Eg: A typical reasonable case is "subtyping"/"subtables", where entities of a kind identified by a candidate key of one table are always or sometimes also of the kind identifed by the same values in another table. (If always then the one table's candidate key values are also in the other table's. And so we would declare a foreign key from the one to the other. We would say the one table's kind of entity is a subtype of the other's.) On the other hand sometimes one table is used with attributes of both kinds and attributes inapplicable to one kind are not used. (Ie via NULL or a tag indicating kind.)
Whether you should have cases of the same primary key depends on other criteria for good design as applied to your particular situation. You need to learn design including normalization.
Eg: All keys simple and 3NF implies 5NF, so if your two tables have the same set of values as only & simple primary key in every state and they are both in 3NF then their join contains exactly the same information as they do separately. Still, maybe you would keep them separate for clarity of design, for likelihood of change or for performance based on usage. You didn't give that information.
Re normal forms:
Normal forms apply to tables. The highest normal form of a table is a property independent of any other table. (Athough you might choose that form based on what forms & tables are alternatives.)

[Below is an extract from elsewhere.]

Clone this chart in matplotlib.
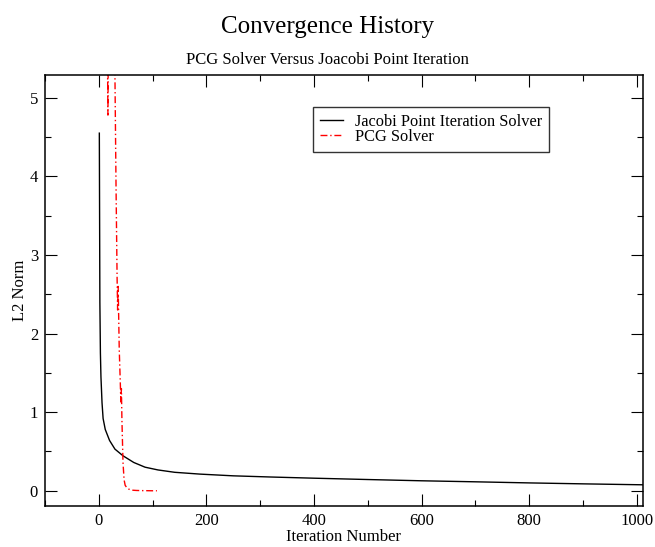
import numpy as np
import matplotlib.pyplot as plt
from matplotlib.ticker import MultipleLocator

plt.rcParams['font.family'] = ['Liberation Serif', 'DejaVu Serif']

# Jacobi point iteration residuals
jacobi_iter = [1, 2, 3, 4, 6, 8, 12, 20, 30, 45, 65, 86, 110, 141, 188, 250,
               320, 400, 500, 600, 700, 800, 900, 1020]
jacobi_l2 = [4.55, 2.4, 1.75, 1.45, 1.12, 0.92, 0.78, 0.64, 0.53, 0.445, 0.36,
             0.30, 0.265, 0.235, 0.212, 0.19, 0.175, 0.16, 0.143, 0.127, 0.114,
             0.10, 0.088, 0.075]

# PCG solver residuals (goes off the top of the axes early on)
pcg_iter = [12, 14, 16, 17, 18, 20, 24, 28, 30, 32, 34, 35, 36, 37, 38, 40,
            41, 42, 43, 45, 47, 49, 52, 56, 61, 70, 80, 90, 100, 108]
pcg_l2 = [9.0, 7.0, 5.6, 4.78, 6.2, 8.0, 10.0, 8.0, 5.3, 3.9, 2.72, 2.3, 2.6,
          2.2, 1.8, 1.37, 1.13, 1.3, 0.9, 0.36, 0.14, 0.07, 0.04, 0.02, 0.008,
          0.004, 0.002, 0.001, 0.0, 0.0]

fig = plt.figure(figsize=(6.55, 5.47), dpi=100, facecolor='white')
ax = fig.add_axes([0.0687, 0.0755, 0.9125, 0.7874])

ax.plot(jacobi_iter, jacobi_l2, color='black', lw=1.0,
        label='Jacobi Point Iteration Solver')
ax.plot(pcg_iter, pcg_l2, color='red', lw=1.0, dashes=(5, 2, 1, 2),
        label='PCG Solver')

ax.set_xlim(-100, 1011)
ax.set_ylim(-0.19, 5.29)
ax.xaxis.set_major_locator(MultipleLocator(200))
ax.xaxis.set_minor_locator(MultipleLocator(100))
ax.yaxis.set_major_locator(MultipleLocator(1))
ax.yaxis.set_minor_locator(MultipleLocator(0.5))
ax.tick_params(which='both', direction='in', top=True, right=True,
               labelsize=12, width=0.8, pad=5)
ax.tick_params(which='major', length=8.5)
ax.tick_params(which='minor', length=4.3)
for sp in ax.spines.values():
    sp.set_linewidth(1.1)

ax.set_xlabel('Iteration Number', fontsize=12, labelpad=0)
ax.set_ylabel('L2 Norm', fontsize=12, labelpad=1)

leg = ax.legend(loc='upper left', bbox_to_anchor=(0.449, 0.926),
                fontsize=11.8, frameon=True, fancybox=False,
                handlelength=1.4, handletextpad=0.7, borderpad=0.42,
                labelspacing=-0.05, borderaxespad=0)
leg.get_frame().set_edgecolor('black')
leg.get_frame().set_linewidth(1.0)

fig.text(0.5, 1 - 27 / 547, 'Convergence History', ha='center', va='center',
         fontsize=18)
fig.text(0.5, 1 - 60 / 547, 'PCG Solver Versus Joacobi Point Iteration',
         ha='center', va='center', fontsize=12)

fig.savefig('out.png', dpi=100)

In order to normalize or determine a table's highest normal form one needs to know (in general) all the functional dependencies in it. (For normal forms above BCNF, also join dependencies.) You didn't give them. They are determined by what the meaning of the table is (ie how to determine what rows go in it in any given situation) and the possible situtations that can arise. You didn't give them. Your expectation that we could tell you about the normal forms your tables are in without giving such information suggests that you do not understand normalization and need to educate yourself about it.
Proper design also needs this information and in general all valid states that can arise from situations that arise. Ie constraints among given tables. You didn't give them.
Having two tables with the same key goes against the idea of removing redundancy in normalization.
Excluding that, are these tables in 1NF and 2NF?
Judging by the Names field, I'd suggest that table1 is not. If multiple names can belong to one ticket, then you need a new table, most likely with a composite key of ticket_id,name.